Measuring carbon flux from soil at Toolik Field Station in Arctic Alaska. (Credit: Jim Tang)

Previous experimental studies of this question have not produced a consensus, prompting University of New Hampshire scientist Serita Frey, professor of natural resources and the environment, and more than 40 researchers from across the globe reviewed data from 27 studies across nine biomes, from the desert to the Arctic. Their analysis was published recently in Proceedings of the National Academy of Sciences. This work represents the world’s largest dataset to date of soil respiration response to experimental warming.

“This work is important because, rather than focusing on the warming response at a single site, it aggregates data collected from many sites across a range of ecosystems. This makes the conclusions and predictions more robust,” Frey said.

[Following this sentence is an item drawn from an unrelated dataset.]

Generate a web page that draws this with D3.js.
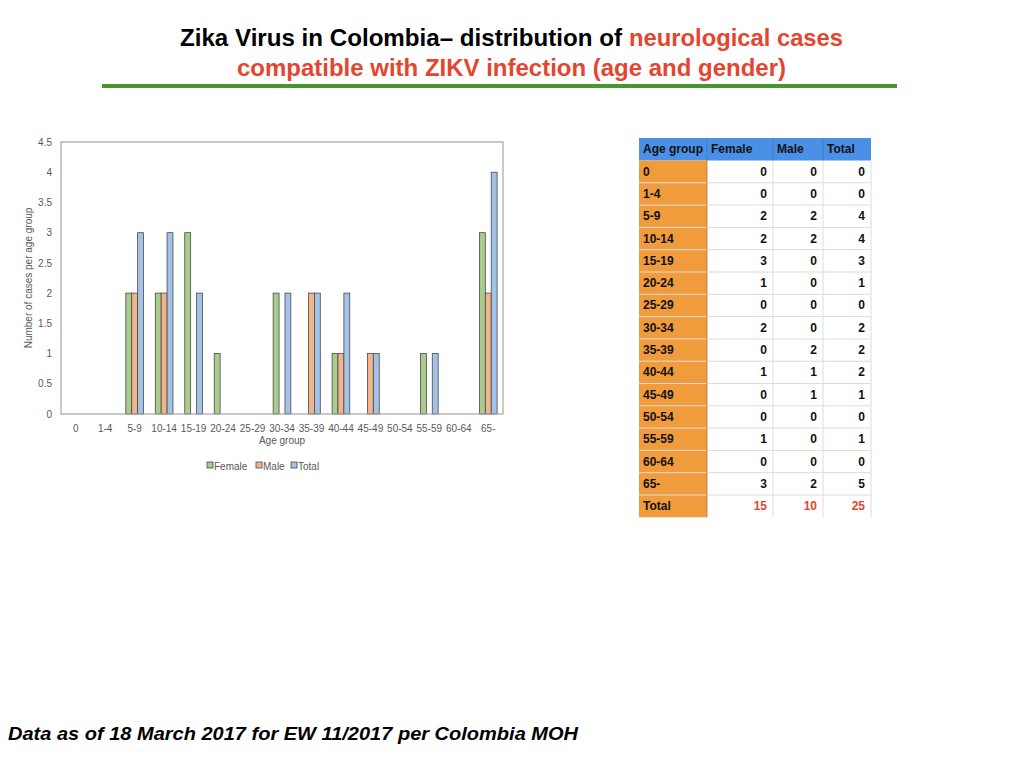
<!DOCTYPE html>
<html>
<head>
<meta charset="utf-8">
<script src="https://cdn.jsdelivr.net/npm/d3@7"></script>
<style>
  body { margin: 0; background: #fff; }
  svg { display: block; font-family: "Liberation Sans", Arial, sans-serif; }
</style>
</head>
<body>
<div id="slide"></div>
<script>
// age groups and case counts
var ageGroups = ["0", "1-4", "5-9", "10-14", "15-19", "20-24", "25-29", "30-34", "35-39", "40-44", "45-49", "50-54", "55-59", "60-64", "65-"];
var femaleCases = [0, 0, 2, 2, 3, 1, 0, 2, 0, 1, 0, 0, 1, 0, 3];
var maleCases = [0, 0, 2, 2, 0, 0, 0, 0, 2, 1, 1, 0, 0, 0, 2];
// the bars of the chart show these totals
var chartTotals = [0, 0, 3, 3, 2, 0, 0, 2, 2, 2, 1, 0, 1, 0, 4];
// the table shows these totals
var tableTotals = [0, 0, 4, 4, 3, 1, 0, 2, 2, 2, 1, 0, 1, 0, 5];
var seriesNames = ["Female", "Male", "Total"];
var seriesColors = ["#a9cb8c", "#f2b489", "#a4c2e6"];
var yTicks = [0, 0.5, 1, 1.5, 2, 2.5, 3, 3.5, 4, 4.5];

var red = "#e5452f";
var axisGrey = "#595959";

var svg = d3.select("#slide")
    .append("svg")
    .attr("width", 1024)
    .attr("height", 768);

// title
svg.append("text")
    .attr("x", 180).attr("y", 46)
    .attr("textLength", 442).attr("lengthAdjust", "spacingAndGlyphs")
    .style("font-size", "24px").style("font-weight", "bold")
    .text("Zika Virus in Colombia\u2013  distribution of");
svg.append("text")
    .attr("x", 629).attr("y", 46)
    .attr("textLength", 214).attr("lengthAdjust", "spacingAndGlyphs")
    .style("font-size", "24px").style("font-weight", "bold")
    .style("fill", red)
    .text("neurological cases");
svg.append("text")
    .attr("x", 237).attr("y", 76)
    .attr("textLength", 549).attr("lengthAdjust", "spacingAndGlyphs")
    .style("font-size", "24px").style("font-weight", "bold")
    .style("fill", red)
    .text("compatible with ZIKV infection (age and gender)");
svg.append("rect")
    .attr("x", 102).attr("y", 84)
    .attr("width", 795).attr("height", 4)
    .style("fill", "#47972f");

// chart
var plot = { left: 61, right: 503, top: 142, bottom: 414 };

var x = d3.scaleBand()
    .domain(ageGroups)
    .range([plot.left, plot.right])
    .paddingInner(0.4)
    .paddingOuter(0.2);

var xSub = d3.scaleBand()
    .domain(seriesNames)
    .range([0, x.bandwidth()]);

var y = d3.scaleLinear()
    .domain([0, 4.5])
    .range([plot.bottom, plot.top]);

var bars = [];
ageGroups.forEach(function(g, i) {
    [femaleCases[i], maleCases[i], chartTotals[i]].forEach(function(v, j) {
        if (v > 0) bars.push({ group: g, series: seriesNames[j], value: v, color: seriesColors[j] });
    });
});

svg.append("g")
    .attr("class", "y-axis")
    .attr("transform", "translate(" + (plot.left - 6) + ",0)")
    .call(d3.axisLeft(y).tickValues(yTicks).tickSize(0).tickFormat(d3.format("")))
    .call(g => g.select(".domain").remove());

svg.append("g")
    .attr("class", "x-axis")
    .attr("transform", "translate(0," + (plot.bottom + 8) + ")")
    .call(d3.axisBottom(x).tickSize(0))
    .call(g => g.select(".domain").remove());

svg.selectAll(".y-axis text, .x-axis text")
    .style("font-size", "10px")
    .style("font-family", "Liberation Sans, Arial, sans-serif")
    .style("fill", axisGrey);

svg.selectAll(".bar")
    .data(bars)
    .enter()
    .append("rect")
    .attr("class", "bar")
    .attr("x", d => x(d.group) + xSub(d.series))
    .attr("y", d => y(d.value))
    .attr("width", xSub.bandwidth())
    .attr("height", d => y(0) - y(d.value))
    .style("fill", d => d.color)
    .style("stroke", "#4a4a4a")
    .style("stroke-width", 0.8);

svg.append("rect")
    .attr("x", plot.left).attr("y", plot.top)
    .attr("width", plot.right - plot.left)
    .attr("height", plot.bottom - plot.top)
    .style("fill", "none")
    .style("stroke", "#a6a6a6")
    .style("stroke-width", 1.2);

svg.append("text")
    .attr("transform", "translate(34," + ((plot.top + plot.bottom) / 2) + ") rotate(-90)")
    .style("text-anchor", "middle")
    .style("font-size", "10px")
    .style("fill", axisGrey)
    .text("Number of cases per age group")
    .attr("dy", "-0.2em");

svg.append("text")
    .attr("x", (plot.left + plot.right) / 2)
    .attr("y", 444)
    .style("text-anchor", "middle")
    .style("font-size", "10px")
    .style("fill", axisGrey)
    .text("Age group");

// legend
var legendX = [207, 256, 291];
var legend = svg.selectAll(".legend")
    .data(seriesNames)
    .enter()
    .append("g")
    .attr("class", "legend")
    .attr("transform", (d, i) => "translate(" + legendX[i] + ",462)");
legend.append("rect")
    .attr("width", 6).attr("height", 6)
    .style("fill", (d, i) => seriesColors[i])
    .style("stroke", "#4a4a4a")
    .style("stroke-width", 0.8);
legend.append("text")
    .attr("x", 7).attr("y", 7.5)
    .style("font-size", "10px")
    .style("fill", axisGrey)
    .text(d => d);

// table
var colX = [639, 707, 773, 823, 871];
var headTop = 138, headH = 22.5, rowH = 22.3;
var tableRows = ageGroups.map(function(g, i) {
    return { label: g, values: [femaleCases[i], maleCases[i], tableTotals[i]], total: false };
});
tableRows.push({ label: "Total", values: [d3.sum(femaleCases), d3.sum(maleCases), d3.sum(tableTotals)], total: true });

var table = svg.append("g").attr("class", "table");

table.append("rect")
    .attr("x", colX[0]).attr("y", headTop)
    .attr("width", colX[4] - colX[0]).attr("height", headH)
    .style("fill", "#4a90e6");
table.append("rect")
    .attr("x", colX[0]).attr("y", headTop + headH)
    .attr("width", colX[1] - colX[0]).attr("height", rowH * tableRows.length)
    .style("fill", "#f09c3c");

// grid lines
tableRows.forEach(function(r, i) {
    table.append("line")
        .attr("x1", colX[0]).attr("x2", colX[4])
        .attr("y1", headTop + headH + rowH * (i + 1))
        .attr("y2", headTop + headH + rowH * (i + 1))
        .style("stroke", i == tableRows.length - 1 ? "none" : "#dcdcdc")
        .style("stroke-width", 1);
});
[2, 3, 4].forEach(function(c) {
    table.append("line")
        .attr("x1", colX[c]).attr("x2", colX[c])
        .attr("y1", headTop + headH).attr("y2", headTop + headH + rowH * tableRows.length)
        .style("stroke", "#dcdcdc");
});
[1, 2, 3].forEach(function(c) {
    table.append("line")
        .attr("x1", colX[c]).attr("x2", colX[c])
        .attr("y1", headTop).attr("y2", headTop + headH)
        .style("stroke", "#3a78c4").style("stroke-width", 0.8);
});
table.append("line")
    .attr("x1", colX[1]).attr("x2", colX[1])
    .attr("y1", headTop + headH).attr("y2", headTop + headH + rowH * tableRows.length)
    .style("stroke", "#c07a2a").style("stroke-width", 0.8);

["Age group"].concat(seriesNames).forEach(function(h, c) {
    table.append("text")
        .attr("x", colX[c] + 4)
        .attr("y", headTop + headH / 2 + 4)
        .style("font-size", "12px").style("font-weight", "bold")
        .style("fill", "#111")
        .text(h);
});

var rowG = table.selectAll(".row")
    .data(tableRows)
    .enter()
    .append("g")
    .attr("class", "row")
    .attr("transform", (d, i) => "translate(0," + (headTop + headH + rowH * i + rowH / 2 + 4) + ")");
rowG.append("text")
    .attr("x", colX[0] + 4)
    .style("font-size", "12px").style("font-weight", "bold")
    .style("fill", "#111")
    .text(d => d.label);
[0, 1, 2].forEach(function(k) {
    rowG.append("text")
        .attr("x", colX[k + 2] - 6)
        .style("text-anchor", "end")
        .style("font-size", "12px").style("font-weight", "bold")
        .style("fill", d => d.total ? red : "#111")
        .text(d => d.values[k]);
});

// footer
svg.append("text")
    .attr("x", 8).attr("y", 740)
    .attr("textLength", 570).attr("lengthAdjust", "spacingAndGlyphs")
    .style("font-size", "19px").style("font-weight", "bold").style("font-style", "italic")
    .text("Data as of 18 March 2017 for EW 11/2017 per Colombia MOH");
</script>
</body>
</html>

One prediction from the synthesis is that rising global temperatures result in regionally variable responses in soil respiration, with colder climates being considerably more responsive. “Consistently across all biomes, we found that soil respiration increased with soil temperature up to about 25° C (77° F),” said Joanna Carey, a postdoctoral scientist in the Marine Biological Laboratory Ecosystems Center in Woods Hole, Mass., and the lead scientist on the study. Above the 25°C threshold, respiration rates decreased with further increases in soil temperature. “

“That means the Arctic latitudes, where soil temperatures rarely, if ever, reach 25°C, will continue to be most responsive to climate warming. Because there is so much carbon stored in frozen soils of the Arctic, this has really serious repercussions for future climate change,” Carey said.

The team also found that soil microbes in experimental warming studies showed no sign of adaptation — meaning a muted respiration response to rising temperatures — in all of the biomes studied, except desert and boreal forest. This indicates that soils will typically respond strongly to increasing temperature by releasing more carbon dioxide, said Jianwu Tang with the Marine Biological Laboratory Ecosystems Center and a lead scientist on the study.

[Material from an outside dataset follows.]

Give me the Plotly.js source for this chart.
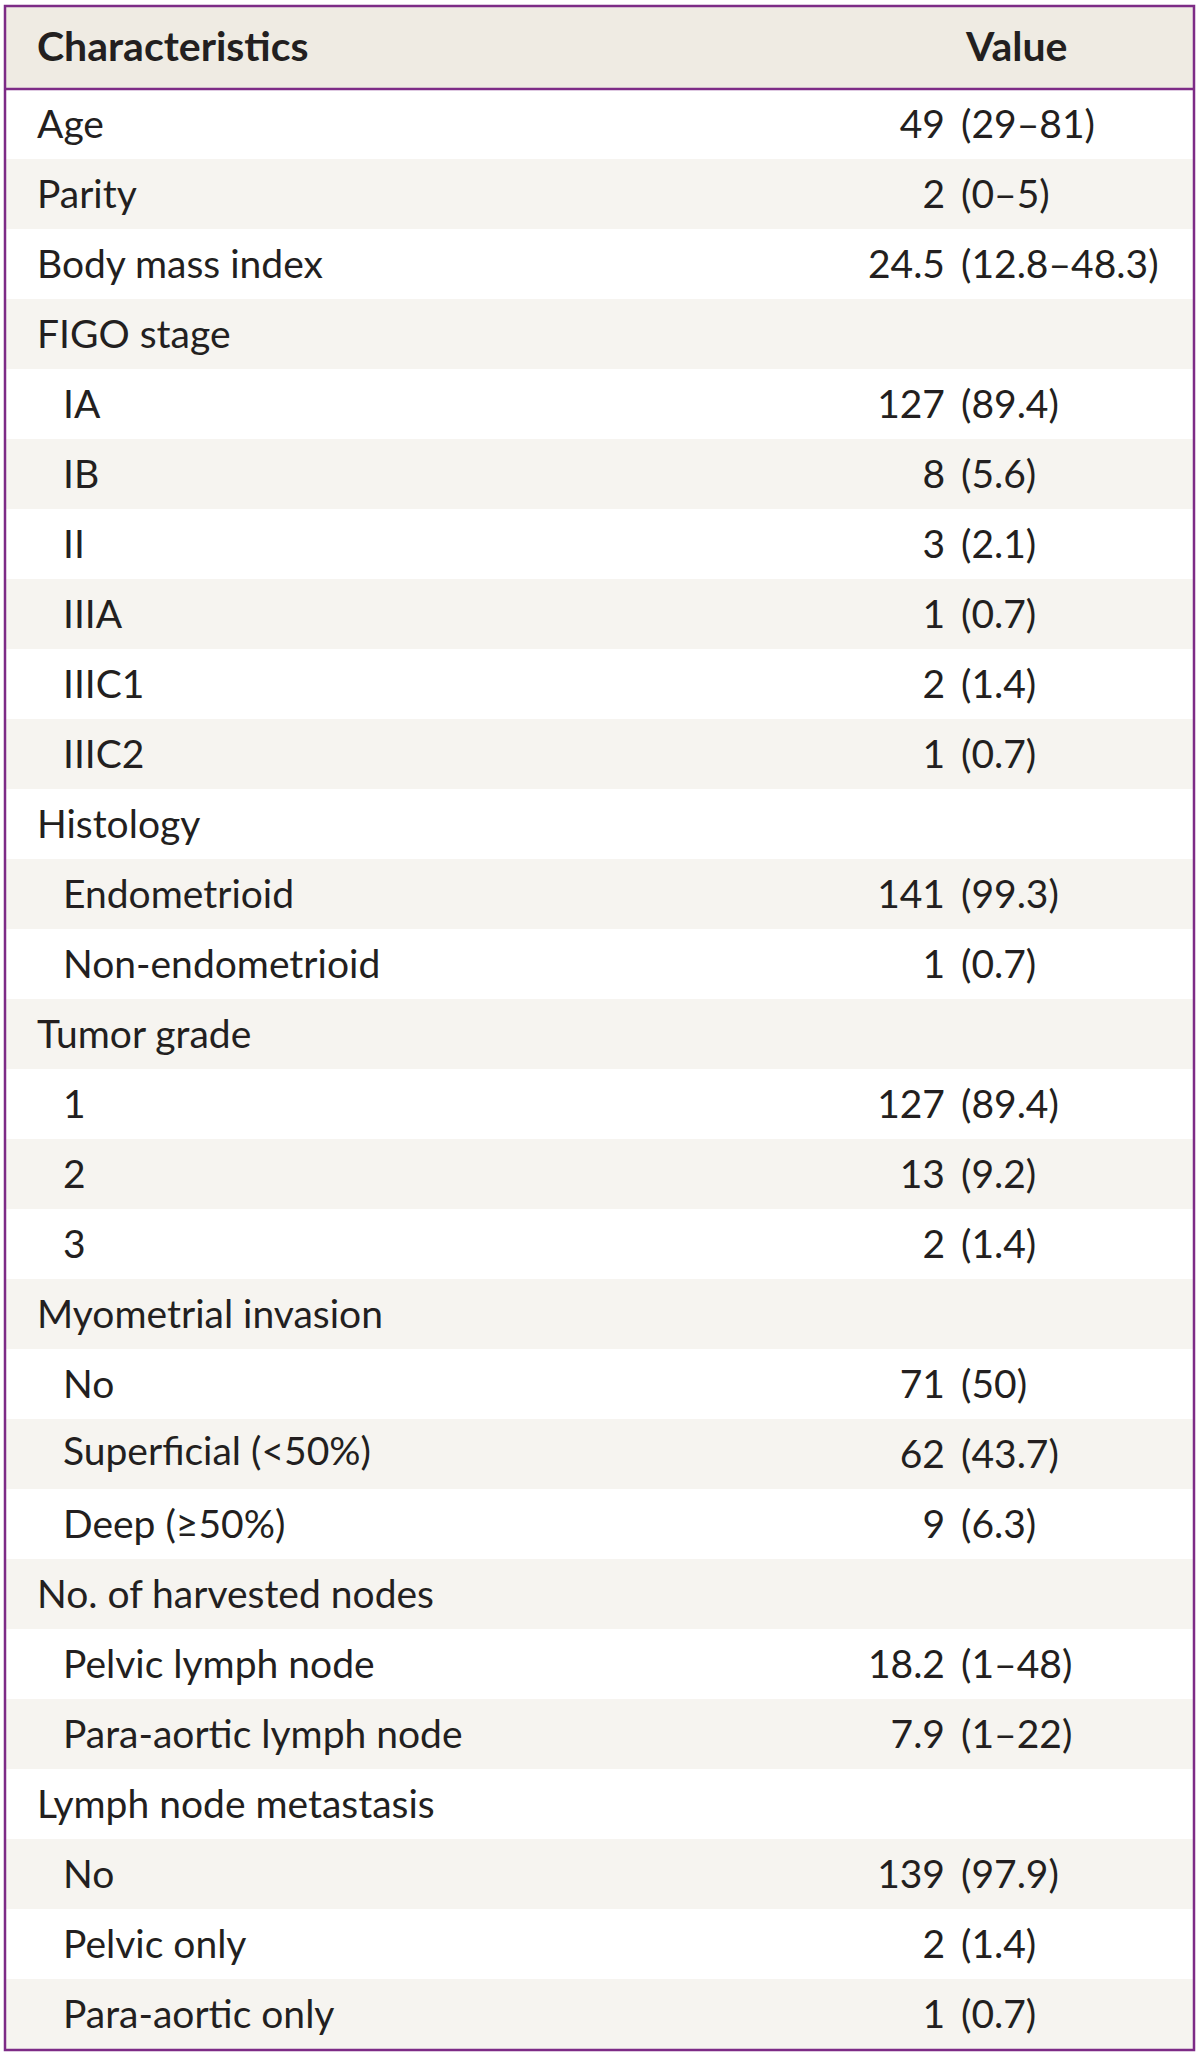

“Going forward, we need to better explore the biome-specific responses as global temperatures shift beyond the historic range,” Frey said. To understand how global carbon in soils will respond to climate change, the authors stress, more data are needed from under- and nonrepresented regions, especially the Arctic and the tropics.

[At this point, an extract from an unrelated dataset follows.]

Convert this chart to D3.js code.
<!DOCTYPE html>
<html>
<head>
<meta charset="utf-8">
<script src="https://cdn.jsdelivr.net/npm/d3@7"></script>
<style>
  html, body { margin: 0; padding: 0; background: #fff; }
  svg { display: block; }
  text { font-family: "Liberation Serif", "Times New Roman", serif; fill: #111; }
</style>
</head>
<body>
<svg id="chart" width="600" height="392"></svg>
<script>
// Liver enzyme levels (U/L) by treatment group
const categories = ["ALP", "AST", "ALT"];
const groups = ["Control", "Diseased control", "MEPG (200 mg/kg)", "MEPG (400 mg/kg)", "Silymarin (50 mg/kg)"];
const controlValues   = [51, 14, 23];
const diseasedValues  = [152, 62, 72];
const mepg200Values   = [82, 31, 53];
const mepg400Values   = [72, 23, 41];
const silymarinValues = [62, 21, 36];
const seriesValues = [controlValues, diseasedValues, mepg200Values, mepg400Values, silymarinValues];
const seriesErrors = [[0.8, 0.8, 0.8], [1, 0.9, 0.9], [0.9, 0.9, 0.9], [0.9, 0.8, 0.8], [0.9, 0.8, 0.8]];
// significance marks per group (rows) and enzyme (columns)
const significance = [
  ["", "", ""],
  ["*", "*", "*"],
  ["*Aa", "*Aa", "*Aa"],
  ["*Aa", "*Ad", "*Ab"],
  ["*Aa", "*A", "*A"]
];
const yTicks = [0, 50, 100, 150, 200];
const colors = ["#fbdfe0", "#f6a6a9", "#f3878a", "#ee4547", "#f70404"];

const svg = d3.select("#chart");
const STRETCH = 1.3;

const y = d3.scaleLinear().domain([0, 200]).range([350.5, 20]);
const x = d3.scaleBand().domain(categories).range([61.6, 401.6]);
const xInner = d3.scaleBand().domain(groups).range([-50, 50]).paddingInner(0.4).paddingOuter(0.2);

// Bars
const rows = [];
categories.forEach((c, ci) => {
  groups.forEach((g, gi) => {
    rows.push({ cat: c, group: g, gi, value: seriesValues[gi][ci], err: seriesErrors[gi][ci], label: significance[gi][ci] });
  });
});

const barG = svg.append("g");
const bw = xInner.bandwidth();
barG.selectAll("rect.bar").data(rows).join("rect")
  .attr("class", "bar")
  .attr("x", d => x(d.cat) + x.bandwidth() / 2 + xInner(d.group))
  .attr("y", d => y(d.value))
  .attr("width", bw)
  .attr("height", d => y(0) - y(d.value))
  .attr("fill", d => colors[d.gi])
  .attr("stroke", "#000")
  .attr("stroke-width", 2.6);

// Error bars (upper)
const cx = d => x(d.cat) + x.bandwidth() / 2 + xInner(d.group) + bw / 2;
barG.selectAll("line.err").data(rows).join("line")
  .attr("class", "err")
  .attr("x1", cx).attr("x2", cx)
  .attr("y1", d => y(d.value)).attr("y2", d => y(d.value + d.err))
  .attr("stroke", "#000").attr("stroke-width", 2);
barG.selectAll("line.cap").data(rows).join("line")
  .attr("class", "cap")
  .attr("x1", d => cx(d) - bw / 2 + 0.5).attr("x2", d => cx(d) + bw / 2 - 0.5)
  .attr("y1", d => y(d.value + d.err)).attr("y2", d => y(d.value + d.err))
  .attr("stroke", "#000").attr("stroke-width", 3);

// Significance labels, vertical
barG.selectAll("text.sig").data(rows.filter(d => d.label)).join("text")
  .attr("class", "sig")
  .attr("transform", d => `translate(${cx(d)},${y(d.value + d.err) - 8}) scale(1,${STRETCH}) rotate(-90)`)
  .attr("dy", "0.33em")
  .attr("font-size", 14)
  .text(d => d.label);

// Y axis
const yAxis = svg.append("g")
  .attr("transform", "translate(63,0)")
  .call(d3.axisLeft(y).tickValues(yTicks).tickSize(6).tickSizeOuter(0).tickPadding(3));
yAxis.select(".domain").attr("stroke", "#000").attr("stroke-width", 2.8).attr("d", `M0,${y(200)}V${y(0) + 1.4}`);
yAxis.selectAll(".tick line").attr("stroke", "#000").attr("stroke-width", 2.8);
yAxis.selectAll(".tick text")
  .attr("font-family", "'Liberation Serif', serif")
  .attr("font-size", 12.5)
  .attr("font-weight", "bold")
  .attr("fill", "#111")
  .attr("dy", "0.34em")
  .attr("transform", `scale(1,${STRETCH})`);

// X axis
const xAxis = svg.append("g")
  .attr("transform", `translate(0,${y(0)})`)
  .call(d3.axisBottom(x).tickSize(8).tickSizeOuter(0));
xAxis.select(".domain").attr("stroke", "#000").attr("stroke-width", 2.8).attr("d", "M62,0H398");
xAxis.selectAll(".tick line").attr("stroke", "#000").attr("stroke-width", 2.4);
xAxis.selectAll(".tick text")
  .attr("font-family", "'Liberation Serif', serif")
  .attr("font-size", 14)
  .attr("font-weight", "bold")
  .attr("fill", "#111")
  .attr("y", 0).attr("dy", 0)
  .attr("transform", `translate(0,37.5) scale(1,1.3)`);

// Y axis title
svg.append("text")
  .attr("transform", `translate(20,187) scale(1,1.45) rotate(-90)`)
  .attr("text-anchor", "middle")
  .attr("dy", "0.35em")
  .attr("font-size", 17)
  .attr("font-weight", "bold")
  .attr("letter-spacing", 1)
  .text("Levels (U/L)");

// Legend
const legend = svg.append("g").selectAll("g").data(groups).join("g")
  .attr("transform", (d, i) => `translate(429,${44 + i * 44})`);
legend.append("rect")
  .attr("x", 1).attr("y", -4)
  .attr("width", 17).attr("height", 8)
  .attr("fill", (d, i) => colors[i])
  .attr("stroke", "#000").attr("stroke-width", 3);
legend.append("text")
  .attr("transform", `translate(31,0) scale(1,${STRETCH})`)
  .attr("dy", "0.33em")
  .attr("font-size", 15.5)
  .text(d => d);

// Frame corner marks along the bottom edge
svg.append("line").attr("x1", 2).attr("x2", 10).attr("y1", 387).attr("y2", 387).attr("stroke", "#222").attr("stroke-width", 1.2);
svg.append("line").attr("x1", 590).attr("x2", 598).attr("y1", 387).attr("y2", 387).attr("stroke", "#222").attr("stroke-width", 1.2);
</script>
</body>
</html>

The full study “Temperature response of soil respiration largely unaltered with experimental warming” is available at http://www.pnas.org/content/early/2016/11/08/1605365113.full. More information about Frey’s research is available at http://unh.edu/freylab/index.html.

This material is based upon work supported by the NH Agricultural Experiment Station, through joint funding of the National Institute of Food and Agriculture, U.S. Department of Agriculture, under award number 003421, and the state of New Hampshire.

Founded in 1887, the NH Agricultural Experiment Station at the UNH College of Life Sciences and Agriculture is UNH’s original research center and an elemental component of New Hampshire’s land-grant university heritage and mission. We steward federal and state funding, including support from the USDA National Institute of Food and Agriculture, to provide unbiased and objective research concerning diverse aspects of sustainable agriculture and foods, aquaculture, forest management, and related wildlife, natural resources and rural community topics. We maintain the Woodman and Kingman agronomy and horticultural farms, the Macfarlane Greenhouses, the Fairchild Dairy Teaching and Research Center, and the Organic Dairy Research Farm. Additional properties also provide forage, forests and woodlands in direct support to research, teaching, and outreach.

The University of New Hampshire is a flagship research university that inspires innovation and transforms lives in our state, nation and world. More than 16,000 students from all 50 states and 71 countries engage with an award-winning faculty in top ranked programs in business, engineering, law, liberal arts and the sciences across more than 200 programs of study. UNH’s research portfolio includes partnerships with NASA, NOAA, NSF and NIH, receiving more than $100 million in competitive external funding every year to further explore and define the frontiers of land, sea and space.